Factors Affecting e-Scooter Mode Substitution

1. Questions

As e-scooters become increasingly popular, the debate over their contribution, or lack thereof, to user health as well as motorized transport substitution continues (Fearnley 2020, 2021; Fearnley, Johnsson, and Berge 2020; Luo et al. 2021; Reck, Martin, and Axhausen 2022; Wang et al. 2022; Ziedan et al. 2021). This article poses the research question: What factors affect e-scooters’ replacement of car use, public transport (PT) use, walking and cycling?

2. Methods

A web-survey was sent to registered customers of five different e-scooter rental companies in Norway (who cannot be named for commercial reasons). 2585 respondents completed the full survey and a further 991 respondents started the survey but did not complete it. This means that the maximum number of respondents for any part of the survey was 3576. Unfortunately, the e-scooter companies cannot disclose information about how many customers they sent invitations to and hence the response rate is unknown.

The survey covered numerous topics, including e-scooter usage, details about last e-scooter trip, preferences, and other background information. Table 1 provides some sample characteristics. In this study, we analysed the responses to questions about how respondents would have hypothetically travelled if an e-scooter were not available on their last e-scooter trip.

3. Findings

Walking was found to be the most common alternative to e-scooters if an e-scooter were not available during daytime. There are, however, nuances to this finding which depend on the user/journey circumstance. In more detail:

• 73.1% of respondents used e-scooters as their main transport mode on their last e-scooter trip. Almost half (46.9%) of these would have walked as an alternative, with others choosing PT (32.0%), car/taxi (12.6%) or cycling (6.0%) as their main alternatives. For these trips, therefore, 44.6 percent of e-scooter trips replaced motorized modes, and 52.9 percent replaced active modes (the remainder would not travel)

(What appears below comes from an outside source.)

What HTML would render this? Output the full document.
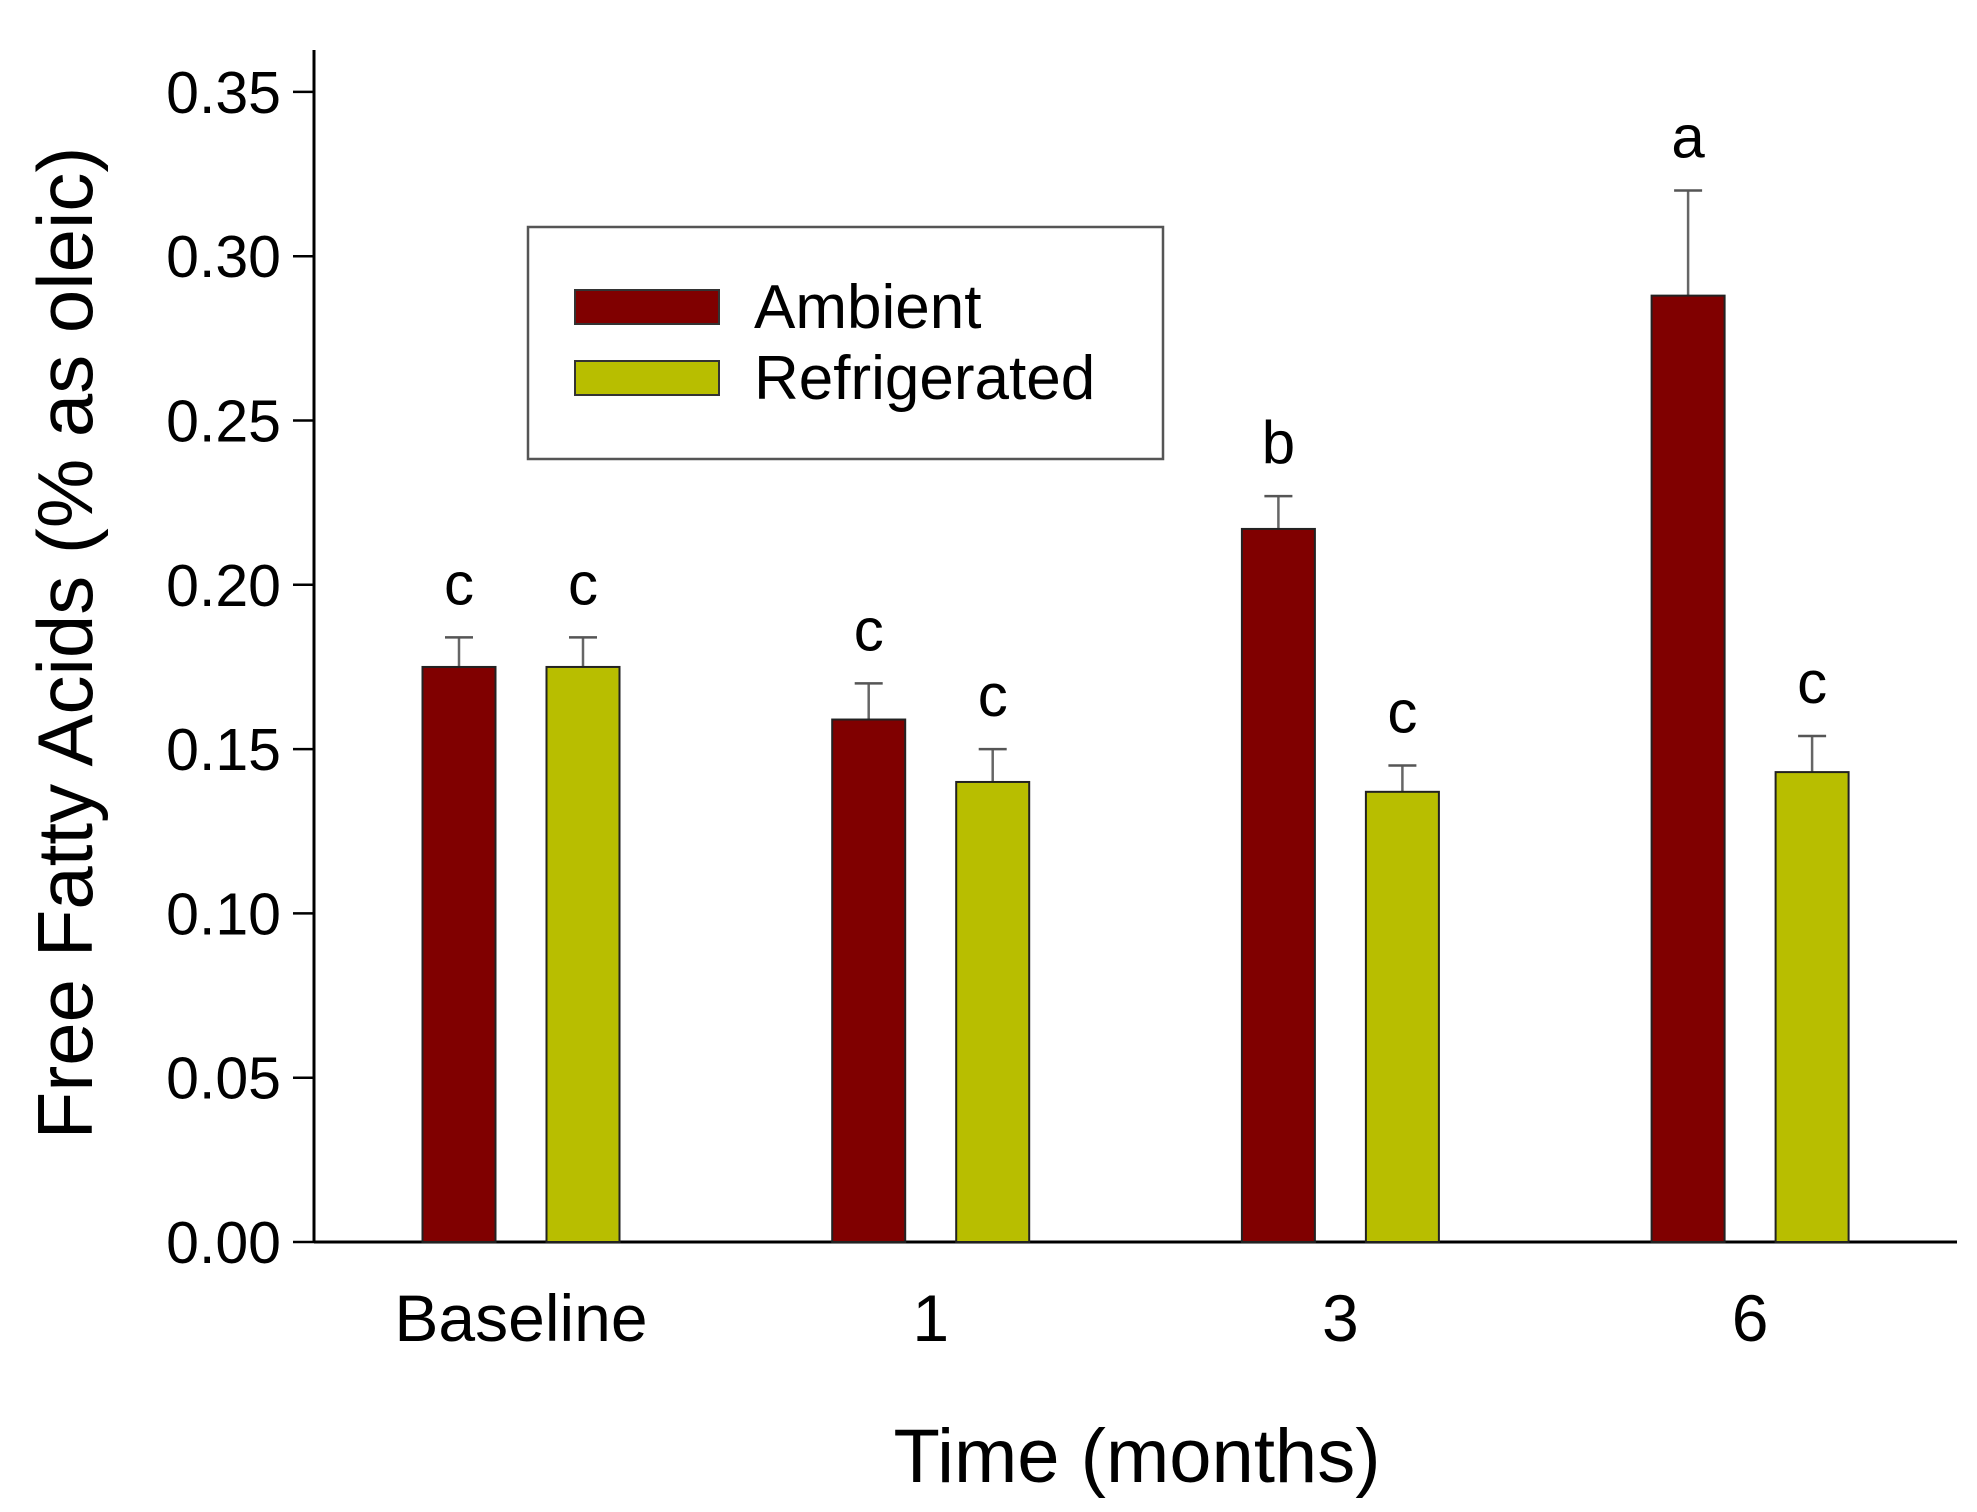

• 25.1% of respondents used e-scooters to/from another transport mode during their travel.

  • Among those who would only change the e-scooter leg of that combined trip, most (77.9%) would have walked as an alternative, with others choosing PT (14.2%), car/taxi (4.5%) or cycling (3.5%). Here, 18.7 percent of e-scooter trips replaced motorized modes, and 81.4 percent replaced active modes

  • Almost a fifth (19%) of these would have made the entire combined trip differently, of whom half (50.9%) would have chosen PT for the whole journey, with others choosing car/taxi (29.5%), walking (13.4%) or cycling (6.3%). Here, 80.4 percent of the trips replaced motorized modes, while 19.7% replaced active modes of transport

• About two-thirds of respondents have used an e-scooter at night. For these night rides, a similar percentage would have used car or taxi (38.4%) or walked (34.3%) as an alternative, with others choosing PT (21.8%) or cycling (1.9%). This means that 60.2% of e-scooter trips at night replaced motorized modes, while 36.2% replaced active transport modes

Binary logistic regression models were developed to provide more insight into factors that affect mode replacement of car, PT, cycling, and walking with e-scooters (Table 2), night trips excluded. These included area factors, trip attributes, user attributes, and various user choice indicators.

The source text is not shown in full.